▸ **WHAT TO PRODUCE**: In the material below, identify each line bearing the word "this". Reproduce those lines.
Begin INPUT DATA
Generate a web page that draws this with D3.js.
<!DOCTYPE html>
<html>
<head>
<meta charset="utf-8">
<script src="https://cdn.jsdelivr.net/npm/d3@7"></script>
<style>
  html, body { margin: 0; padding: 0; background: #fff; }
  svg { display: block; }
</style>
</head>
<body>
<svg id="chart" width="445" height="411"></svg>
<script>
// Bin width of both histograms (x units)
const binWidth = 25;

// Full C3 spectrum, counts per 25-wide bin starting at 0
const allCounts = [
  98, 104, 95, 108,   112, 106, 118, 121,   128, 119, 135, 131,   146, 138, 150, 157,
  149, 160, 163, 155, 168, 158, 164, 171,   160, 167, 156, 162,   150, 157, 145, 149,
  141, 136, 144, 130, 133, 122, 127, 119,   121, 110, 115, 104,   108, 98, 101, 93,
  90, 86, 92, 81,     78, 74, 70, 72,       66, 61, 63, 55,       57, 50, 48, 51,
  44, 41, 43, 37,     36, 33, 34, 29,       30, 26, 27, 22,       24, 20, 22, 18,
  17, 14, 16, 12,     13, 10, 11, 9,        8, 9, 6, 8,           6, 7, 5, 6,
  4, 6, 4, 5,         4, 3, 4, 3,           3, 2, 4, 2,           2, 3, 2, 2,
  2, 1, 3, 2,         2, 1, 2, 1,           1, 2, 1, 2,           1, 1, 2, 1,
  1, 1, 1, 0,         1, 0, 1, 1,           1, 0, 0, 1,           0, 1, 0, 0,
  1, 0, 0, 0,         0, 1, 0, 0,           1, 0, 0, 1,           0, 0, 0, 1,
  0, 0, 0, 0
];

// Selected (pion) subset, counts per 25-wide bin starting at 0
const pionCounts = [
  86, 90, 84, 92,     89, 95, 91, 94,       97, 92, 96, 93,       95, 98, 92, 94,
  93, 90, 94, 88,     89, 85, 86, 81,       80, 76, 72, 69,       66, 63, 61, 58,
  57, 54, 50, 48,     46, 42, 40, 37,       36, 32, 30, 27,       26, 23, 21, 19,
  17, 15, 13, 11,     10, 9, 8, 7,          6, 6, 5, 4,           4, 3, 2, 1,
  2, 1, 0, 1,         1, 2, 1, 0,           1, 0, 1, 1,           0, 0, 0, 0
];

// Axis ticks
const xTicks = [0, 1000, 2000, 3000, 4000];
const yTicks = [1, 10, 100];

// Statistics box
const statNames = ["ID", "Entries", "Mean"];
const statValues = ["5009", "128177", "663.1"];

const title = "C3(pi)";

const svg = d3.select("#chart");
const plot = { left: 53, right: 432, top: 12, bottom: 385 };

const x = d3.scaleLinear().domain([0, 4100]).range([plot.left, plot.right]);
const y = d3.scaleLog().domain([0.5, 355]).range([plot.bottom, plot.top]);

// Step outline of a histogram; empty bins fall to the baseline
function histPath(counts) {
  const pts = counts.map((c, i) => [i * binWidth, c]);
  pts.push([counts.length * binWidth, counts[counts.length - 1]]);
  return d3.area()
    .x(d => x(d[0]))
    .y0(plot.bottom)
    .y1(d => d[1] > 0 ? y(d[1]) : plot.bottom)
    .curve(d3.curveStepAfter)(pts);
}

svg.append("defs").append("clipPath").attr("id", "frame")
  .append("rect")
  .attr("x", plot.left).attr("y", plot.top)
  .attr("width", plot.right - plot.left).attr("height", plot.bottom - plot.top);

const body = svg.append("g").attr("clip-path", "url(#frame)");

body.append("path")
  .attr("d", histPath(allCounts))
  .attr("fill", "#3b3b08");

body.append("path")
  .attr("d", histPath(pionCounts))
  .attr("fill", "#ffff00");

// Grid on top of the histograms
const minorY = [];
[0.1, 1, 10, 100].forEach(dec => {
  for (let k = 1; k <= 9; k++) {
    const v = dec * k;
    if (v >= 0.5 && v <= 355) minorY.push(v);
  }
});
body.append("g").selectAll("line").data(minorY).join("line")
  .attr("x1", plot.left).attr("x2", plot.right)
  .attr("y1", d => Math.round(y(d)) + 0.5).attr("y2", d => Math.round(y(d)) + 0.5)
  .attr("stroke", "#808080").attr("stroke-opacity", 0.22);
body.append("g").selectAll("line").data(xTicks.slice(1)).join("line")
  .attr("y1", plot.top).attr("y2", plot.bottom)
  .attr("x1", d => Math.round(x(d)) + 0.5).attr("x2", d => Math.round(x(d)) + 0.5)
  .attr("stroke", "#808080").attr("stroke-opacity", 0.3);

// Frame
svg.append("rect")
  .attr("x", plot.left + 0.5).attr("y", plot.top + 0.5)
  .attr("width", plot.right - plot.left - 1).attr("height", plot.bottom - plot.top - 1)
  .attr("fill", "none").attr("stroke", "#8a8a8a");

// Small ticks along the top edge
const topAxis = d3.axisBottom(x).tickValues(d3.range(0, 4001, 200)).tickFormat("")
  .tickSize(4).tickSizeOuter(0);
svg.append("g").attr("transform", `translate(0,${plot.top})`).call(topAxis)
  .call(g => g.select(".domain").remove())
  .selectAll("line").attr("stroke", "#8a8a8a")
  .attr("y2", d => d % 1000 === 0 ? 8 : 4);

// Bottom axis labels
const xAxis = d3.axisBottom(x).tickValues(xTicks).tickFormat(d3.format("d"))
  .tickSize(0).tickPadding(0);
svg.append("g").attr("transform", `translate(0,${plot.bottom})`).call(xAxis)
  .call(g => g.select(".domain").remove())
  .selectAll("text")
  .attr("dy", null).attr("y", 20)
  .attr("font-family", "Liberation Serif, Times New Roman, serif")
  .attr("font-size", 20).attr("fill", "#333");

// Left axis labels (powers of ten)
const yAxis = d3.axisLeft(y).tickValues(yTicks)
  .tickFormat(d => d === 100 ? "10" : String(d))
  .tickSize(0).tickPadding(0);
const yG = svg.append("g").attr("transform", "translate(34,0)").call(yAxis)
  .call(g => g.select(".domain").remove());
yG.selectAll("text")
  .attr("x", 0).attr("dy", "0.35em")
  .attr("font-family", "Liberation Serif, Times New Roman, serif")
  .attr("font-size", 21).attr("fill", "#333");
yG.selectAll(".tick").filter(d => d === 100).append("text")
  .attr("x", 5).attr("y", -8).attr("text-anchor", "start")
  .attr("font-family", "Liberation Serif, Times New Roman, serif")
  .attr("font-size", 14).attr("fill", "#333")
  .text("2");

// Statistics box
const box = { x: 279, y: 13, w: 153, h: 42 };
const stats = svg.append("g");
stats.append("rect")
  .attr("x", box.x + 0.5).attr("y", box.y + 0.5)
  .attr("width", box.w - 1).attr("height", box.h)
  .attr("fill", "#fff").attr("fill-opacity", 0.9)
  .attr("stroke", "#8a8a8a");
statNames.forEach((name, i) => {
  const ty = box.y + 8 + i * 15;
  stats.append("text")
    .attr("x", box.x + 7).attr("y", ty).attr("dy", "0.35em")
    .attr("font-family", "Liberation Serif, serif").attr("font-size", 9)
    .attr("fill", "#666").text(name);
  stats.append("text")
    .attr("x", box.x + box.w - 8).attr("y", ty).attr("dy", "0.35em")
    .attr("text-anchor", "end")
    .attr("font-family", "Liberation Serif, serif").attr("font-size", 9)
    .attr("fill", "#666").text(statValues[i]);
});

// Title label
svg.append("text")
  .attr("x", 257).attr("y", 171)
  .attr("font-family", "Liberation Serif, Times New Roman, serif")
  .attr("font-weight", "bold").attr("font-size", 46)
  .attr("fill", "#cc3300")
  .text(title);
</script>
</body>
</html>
End INPUT DATA
Begin INPUT DATA
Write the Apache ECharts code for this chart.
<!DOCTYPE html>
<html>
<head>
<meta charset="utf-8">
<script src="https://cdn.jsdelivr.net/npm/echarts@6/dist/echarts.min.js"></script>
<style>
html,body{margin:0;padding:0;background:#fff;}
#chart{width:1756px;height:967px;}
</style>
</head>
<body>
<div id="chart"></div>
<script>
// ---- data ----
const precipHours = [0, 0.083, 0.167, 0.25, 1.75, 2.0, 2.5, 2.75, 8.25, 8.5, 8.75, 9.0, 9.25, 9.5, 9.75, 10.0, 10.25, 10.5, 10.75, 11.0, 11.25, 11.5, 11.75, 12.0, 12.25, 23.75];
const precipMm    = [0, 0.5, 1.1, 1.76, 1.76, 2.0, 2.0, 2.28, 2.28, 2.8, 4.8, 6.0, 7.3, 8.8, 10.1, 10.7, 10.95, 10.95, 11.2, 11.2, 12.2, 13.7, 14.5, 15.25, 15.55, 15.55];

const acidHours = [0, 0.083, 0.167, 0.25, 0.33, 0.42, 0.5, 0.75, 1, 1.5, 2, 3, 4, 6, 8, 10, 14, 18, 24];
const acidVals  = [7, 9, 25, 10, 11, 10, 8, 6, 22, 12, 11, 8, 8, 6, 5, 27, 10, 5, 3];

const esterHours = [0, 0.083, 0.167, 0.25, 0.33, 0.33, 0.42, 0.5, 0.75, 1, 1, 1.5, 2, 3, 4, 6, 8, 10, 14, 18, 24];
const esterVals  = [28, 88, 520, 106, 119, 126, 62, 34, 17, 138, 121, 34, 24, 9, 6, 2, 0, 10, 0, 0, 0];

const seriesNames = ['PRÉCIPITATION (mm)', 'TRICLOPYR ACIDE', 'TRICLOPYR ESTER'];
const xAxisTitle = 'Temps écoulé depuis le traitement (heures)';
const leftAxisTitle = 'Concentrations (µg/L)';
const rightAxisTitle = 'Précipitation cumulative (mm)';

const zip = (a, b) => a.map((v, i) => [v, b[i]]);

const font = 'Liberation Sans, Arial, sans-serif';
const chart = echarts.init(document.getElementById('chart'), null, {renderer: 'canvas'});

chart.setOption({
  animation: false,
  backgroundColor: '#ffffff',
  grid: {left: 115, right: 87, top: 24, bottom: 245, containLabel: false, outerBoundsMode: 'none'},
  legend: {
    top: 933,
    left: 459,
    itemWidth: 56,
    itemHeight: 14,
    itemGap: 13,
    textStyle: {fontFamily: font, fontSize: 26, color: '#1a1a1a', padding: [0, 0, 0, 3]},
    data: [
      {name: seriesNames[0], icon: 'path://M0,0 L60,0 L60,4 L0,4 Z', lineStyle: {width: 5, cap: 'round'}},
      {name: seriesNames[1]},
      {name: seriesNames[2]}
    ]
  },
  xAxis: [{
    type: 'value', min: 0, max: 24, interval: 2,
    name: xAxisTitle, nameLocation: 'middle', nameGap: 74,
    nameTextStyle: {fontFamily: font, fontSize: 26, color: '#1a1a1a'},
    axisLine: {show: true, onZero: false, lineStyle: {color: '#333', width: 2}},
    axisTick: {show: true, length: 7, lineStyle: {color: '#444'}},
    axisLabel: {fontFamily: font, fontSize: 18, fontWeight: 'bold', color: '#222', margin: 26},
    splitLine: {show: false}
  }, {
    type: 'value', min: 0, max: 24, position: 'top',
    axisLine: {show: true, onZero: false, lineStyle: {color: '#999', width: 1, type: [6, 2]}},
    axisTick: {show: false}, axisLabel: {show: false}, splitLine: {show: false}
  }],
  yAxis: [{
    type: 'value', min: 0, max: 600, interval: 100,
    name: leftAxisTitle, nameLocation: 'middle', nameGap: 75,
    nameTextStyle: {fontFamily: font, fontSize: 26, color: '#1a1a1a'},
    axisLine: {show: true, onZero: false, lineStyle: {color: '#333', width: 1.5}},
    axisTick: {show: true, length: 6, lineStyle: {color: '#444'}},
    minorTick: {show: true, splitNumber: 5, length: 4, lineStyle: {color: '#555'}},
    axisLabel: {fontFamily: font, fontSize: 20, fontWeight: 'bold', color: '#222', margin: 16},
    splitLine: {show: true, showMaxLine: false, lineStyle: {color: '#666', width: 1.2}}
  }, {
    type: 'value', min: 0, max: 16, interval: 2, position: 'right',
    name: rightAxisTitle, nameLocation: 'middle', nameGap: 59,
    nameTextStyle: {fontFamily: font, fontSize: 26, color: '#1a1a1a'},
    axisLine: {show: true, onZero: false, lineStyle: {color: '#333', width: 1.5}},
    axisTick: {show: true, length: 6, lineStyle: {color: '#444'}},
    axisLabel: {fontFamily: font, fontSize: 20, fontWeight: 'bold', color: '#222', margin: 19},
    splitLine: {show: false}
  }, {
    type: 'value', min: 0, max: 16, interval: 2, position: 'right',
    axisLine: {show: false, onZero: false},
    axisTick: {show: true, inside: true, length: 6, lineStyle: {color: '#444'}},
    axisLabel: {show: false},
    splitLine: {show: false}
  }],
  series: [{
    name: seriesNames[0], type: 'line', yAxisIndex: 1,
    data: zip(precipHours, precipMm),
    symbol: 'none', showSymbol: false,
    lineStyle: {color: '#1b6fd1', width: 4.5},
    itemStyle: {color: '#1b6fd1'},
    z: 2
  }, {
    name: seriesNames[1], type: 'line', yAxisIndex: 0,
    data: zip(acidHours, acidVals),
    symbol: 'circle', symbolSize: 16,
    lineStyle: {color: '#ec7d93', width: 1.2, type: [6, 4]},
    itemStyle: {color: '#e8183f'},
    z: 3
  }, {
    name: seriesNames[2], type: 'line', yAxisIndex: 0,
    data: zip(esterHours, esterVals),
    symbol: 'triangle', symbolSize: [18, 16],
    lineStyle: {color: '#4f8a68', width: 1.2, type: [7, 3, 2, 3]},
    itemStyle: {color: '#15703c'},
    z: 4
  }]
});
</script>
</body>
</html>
End INPUT DATA
▸ **SOLVED EXERCISE**:
Generate a web page that draws this with D3.js.
Write the Apache ECharts code for this chart.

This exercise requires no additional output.